Enfin, au mois de mai 1747, près de partir pour la Lorraine, et craignant de fatiguer son ami, Montesquieu remet le manuscrit de l'Esprit des lois à M. Sarrasin, résident de Genève en France. C'est Barillot qui sera chargé de l'impression; c'est Jacob Vernet, professeur en théologie et ministre de l'Église de Genève, qui reverra les épreuves.

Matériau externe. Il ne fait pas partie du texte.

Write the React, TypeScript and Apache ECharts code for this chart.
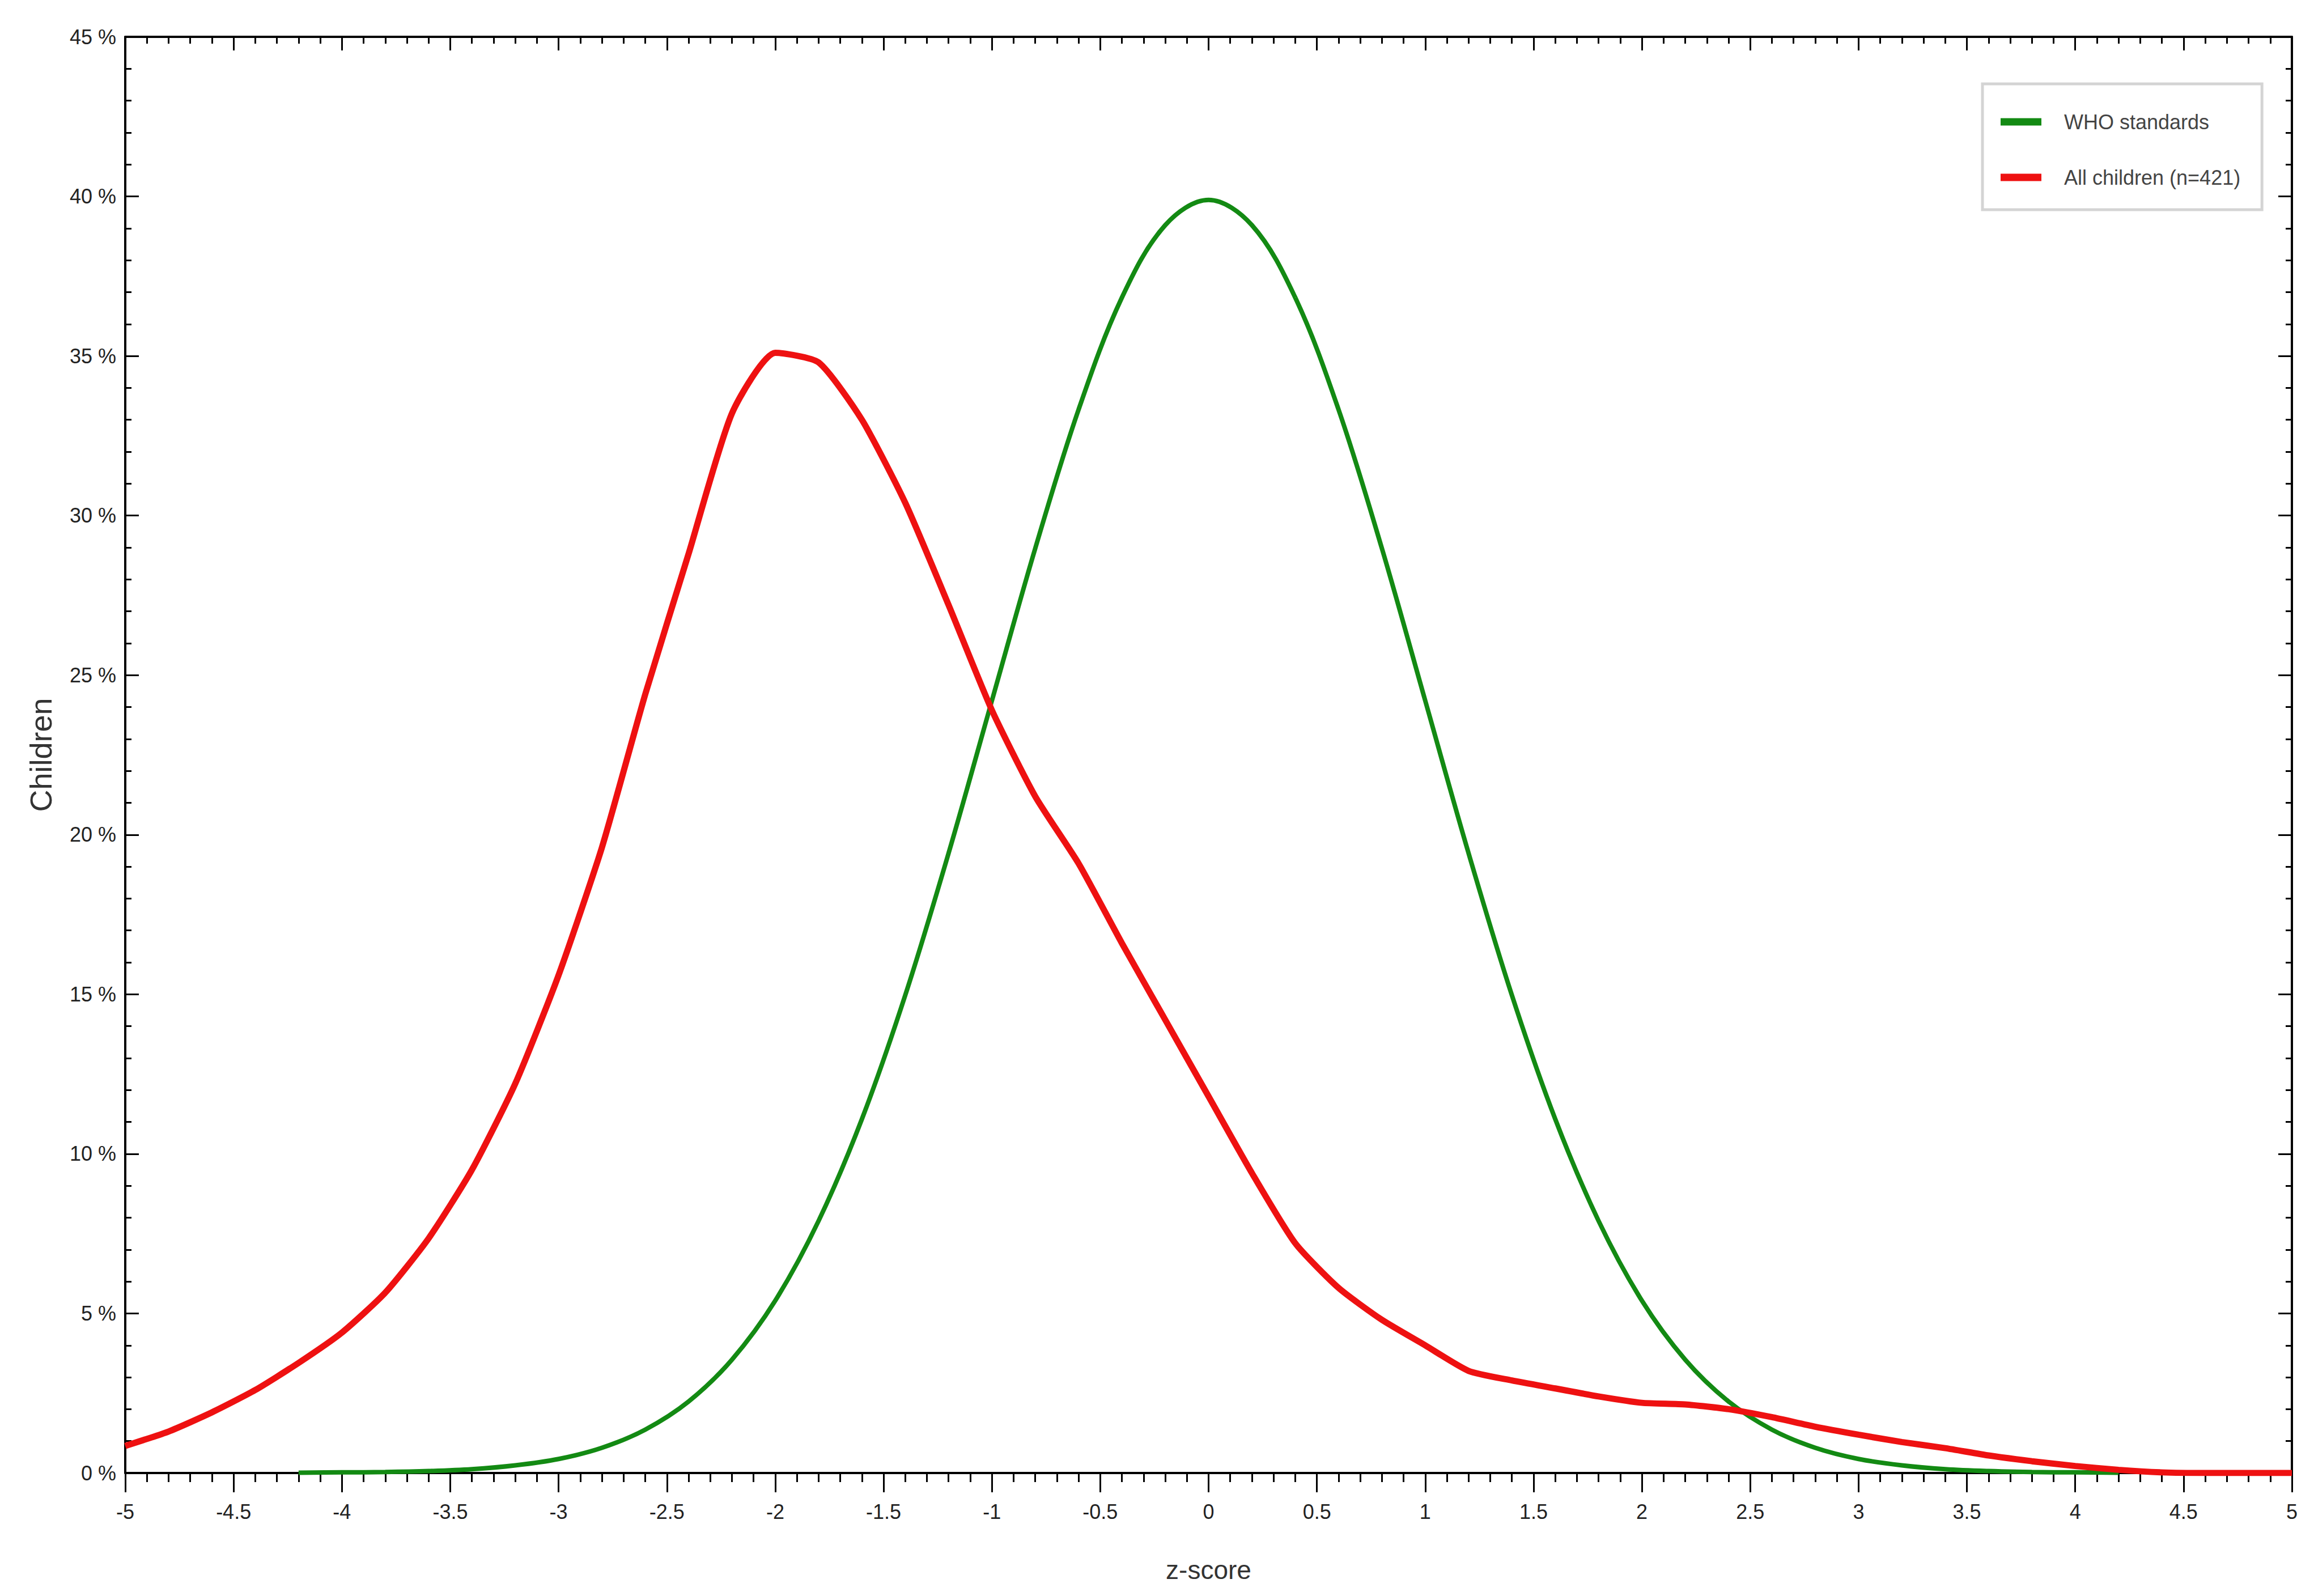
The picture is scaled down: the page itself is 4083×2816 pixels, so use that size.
import React, { useEffect, useRef } from "react";
import * as echarts from "echarts";

const FONT = "'Liberation Sans', Arial, sans-serif";

const zScores = [
  -5.0, -4.8, -4.6, -4.4, -4.2, -4.0, -3.8, -3.6, -3.4, -3.2,
  -3.0, -2.8, -2.6, -2.4, -2.2, -2.0, -1.8, -1.6, -1.4, -1.2,
  -1.0, -0.8, -0.6, -0.4, -0.2, 0.0, 0.2, 0.4, 0.6, 0.8,
  1.0, 1.2, 1.4, 1.6, 1.8, 2.0, 2.2, 2.4, 2.6, 2.8,
  3.0, 3.2, 3.4, 3.6, 3.8, 4.0, 4.2, 4.4, 4.6, 4.8, 5.0,
];

// WHO standards (% of children)
const whoValues = [
  null, null, null, null, 0.01, 0.02, 0.03, 0.06, 0.12, 0.24,
  0.44, 0.79, 1.36, 2.24, 3.55, 5.4, 7.9, 11.09, 14.97, 19.42,
  24.2, 28.97, 33.32, 36.83, 39.1, 39.89, 39.1, 36.83, 33.32, 28.97,
  24.2, 19.42, 14.97, 11.09, 7.9, 5.4, 3.55, 2.24, 1.36, 0.79,
  0.44, 0.24, 0.12, 0.06, 0.03, 0.02, 0.01, null, null, null, null,
];

// All children (n=421)
const allChildrenValues = [
  0.85, 1.3, 1.9, 2.6, 3.45, 4.4, 5.65, 7.35, 9.5, 12.2,
  15.6, 19.6, 24.4, 28.8, 33.2, 35.1, 34.8, 33.0, 30.4, 27.2,
  23.9, 21.2, 19.1, 16.6, 14.2, 11.8, 9.4, 7.2, 5.8, 4.8,
  4.0, 3.2, 2.9, 2.65, 2.4, 2.2, 2.15, 2.0, 1.75, 1.45,
  1.2, 0.97, 0.78, 0.55, 0.37, 0.22, 0.1, 0.02, 0, 0, 0,
];

const seriesNames = ["WHO standards", "All children (n=421)"];
const seriesColors = ["#138a13", "#ee1111"];

const xAxisName = "z-score";
const yAxisName = "Children";

export default function App() {
  const ref = useRef<HTMLDivElement>(null);

  useEffect(() => {
    if (!ref.current) return;
    const chart = echarts.init(ref.current, undefined, { renderer: "svg" });

    const toPairs = (vals: (number | null)[]) =>
      zScores.map((z, i) => [z, vals[i] === null ? "-" : vals[i]]);

    const axisLine = { show: true, onZero: false, lineStyle: { color: "#000", width: 4 } };

    const option: any = {
      animation: false,
      backgroundColor: "#ffffff",
      grid: { left: 221, right: 39, top: 65, bottom: 217, containLabel: false },
      legend: {
        orient: "vertical",
        left: 3498,
        top: 148,
        padding: [43, 38, 33, 32],
        itemGap: 50,
        itemWidth: 72,
        itemHeight: 13,
        icon: "rect",
        borderColor: "#d4d4d4",
        borderWidth: 5,
        backgroundColor: "#ffffff",
        textStyle: {
          fontSize: 36,
          fontFamily: FONT,
          color: "#444",
          lineHeight: 48,
          padding: [0, 0, 0, 35],
        },
        data: seriesNames,
      },
      xAxis: [
        {
          type: "value",
          position: "bottom",
          min: -5,
          max: 5,
          interval: 0.5,
          axisLine,
          axisTick: { show: true, inside: false, length: 34, lineStyle: { color: "#000", width: 3 } },
          minorTick: { show: true, splitNumber: 5, length: 16, lineStyle: { color: "#000", width: 3 } },
          splitLine: { show: false },
          minorSplitLine: { show: false },
          axisLabel: {
            show: true,
            margin: 50,
            fontSize: 36,
            fontFamily: FONT,
            color: "#222",
          },
          name: xAxisName,
          nameLocation: "middle",
          nameGap: 148,
          nameTextStyle: { fontSize: 46, fontFamily: FONT, color: "#333" },
        },
        {
          type: "value",
          position: "top",
          min: -5,
          max: 5,
          interval: 0.5,
          axisLine,
          axisTick: { show: true, inside: true, length: 24, lineStyle: { color: "#000", width: 3 } },
          minorTick: { show: true, splitNumber: 5, length: 12, lineStyle: { color: "#000", width: 3 } },
          splitLine: { show: false },
          axisLabel: { show: false },
        },
      ],
      yAxis: [
        {
          type: "value",
          position: "left",
          min: 0,
          max: 45,
          interval: 5,
          axisLine,
          axisTick: { show: true, inside: true, length: 24, lineStyle: { color: "#000", width: 3 } },
          minorTick: { show: true, splitNumber: 5, length: 11, lineStyle: { color: "#000", width: 3 } },
          splitLine: { show: false },
          minorSplitLine: { show: false },
          axisLabel: {
            show: true,
            margin: 16,
            fontSize: 36,
            fontFamily: FONT,
            color: "#222",
            formatter: "{value} %",
          },
          name: yAxisName,
          nameLocation: "middle",
          nameGap: 122,
          nameTextStyle: { fontSize: 54, fontFamily: FONT, color: "#333" },
        },
        {
          type: "value",
          position: "right",
          min: 0,
          max: 45,
          interval: 5,
          axisLine,
          axisTick: { show: true, inside: true, length: 24, lineStyle: { color: "#000", width: 3 } },
          minorTick: { show: true, splitNumber: 5, length: 11, lineStyle: { color: "#000", width: 3 } },
          splitLine: { show: false },
          axisLabel: { show: false },
        },
      ],
      series: [
        {
          name: seriesNames[0],
          type: "line",
          xAxisIndex: 0,
          yAxisIndex: 0,
          data: toPairs(whoValues),
          smooth: 0.35,
          showSymbol: false,
          symbol: "none",
          connectNulls: false,
          itemStyle: { color: seriesColors[0] },
          lineStyle: { color: seriesColors[0], width: 8 },
          z: 3,
        },
        {
          name: seriesNames[1],
          type: "line",
          xAxisIndex: 0,
          yAxisIndex: 0,
          data: toPairs(allChildrenValues),
          smooth: 0.2,
          showSymbol: false,
          symbol: "none",
          itemStyle: { color: seriesColors[1] },
          lineStyle: { color: seriesColors[1], width: 11 },
          z: 4,
        },
      ],
    };

    chart.setOption(option);
    const onResize = () => chart.resize();
    window.addEventListener("resize", onResize);
    return () => {
      window.removeEventListener("resize", onResize);
      chart.dispose();
    };
  }, []);

  return (
    <div
      ref={ref}
      style={{ position: "fixed", left: 0, top: 0, width: "100vw", height: "100vh", background: "#fff" }}
    />
  );
}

Montesquieu avait connu J. Vernet à Rome, et leur liaison n'avait jamais été interrompue. Vernet accepta la charge délicate que lui offrait le grand écrivain; et tant que dura l'impression du livre, il fut en correspondance régulière avec l'auteur, qui lui envoyait courrier par courrier ses additions et ses corrections. Le biographe de J. Vernet nous dit qu'il a eu entre les mains ces premières variantes de l'Esprit des lois. « Elles sont curieuses, ajoute-t-il; Montesquieu avoit si fortement médité son sujet, qu'il n'eut aucune idée importante à modifier; mais il étoit singulièrement attentif au choix des tours et des expressions; il prioit souvent son éditeur de faire substituer un certain mot à un autre, et dans ces légers changements, qui étoient presque toujours motivés, on voit avec quel goût il les composoit. >>

Ce n'était pas seulement par délicatesse de goût que Montesquieu pesait chaque mot; c'était aussi par prudence. Semblable en ce point, comme en beaucoup d'autres, à son compatriote Montaigne, l'auteur de l'Esprit des lois, le plus

1. Lettre du 31 mars 1747.

2. Mémoire historique sur la vie et les ouvrages de M. J. Vernet, professeur en théologie, etc. Paris et Genève, 1790. L'auteur est, dit-on, M. Saladin.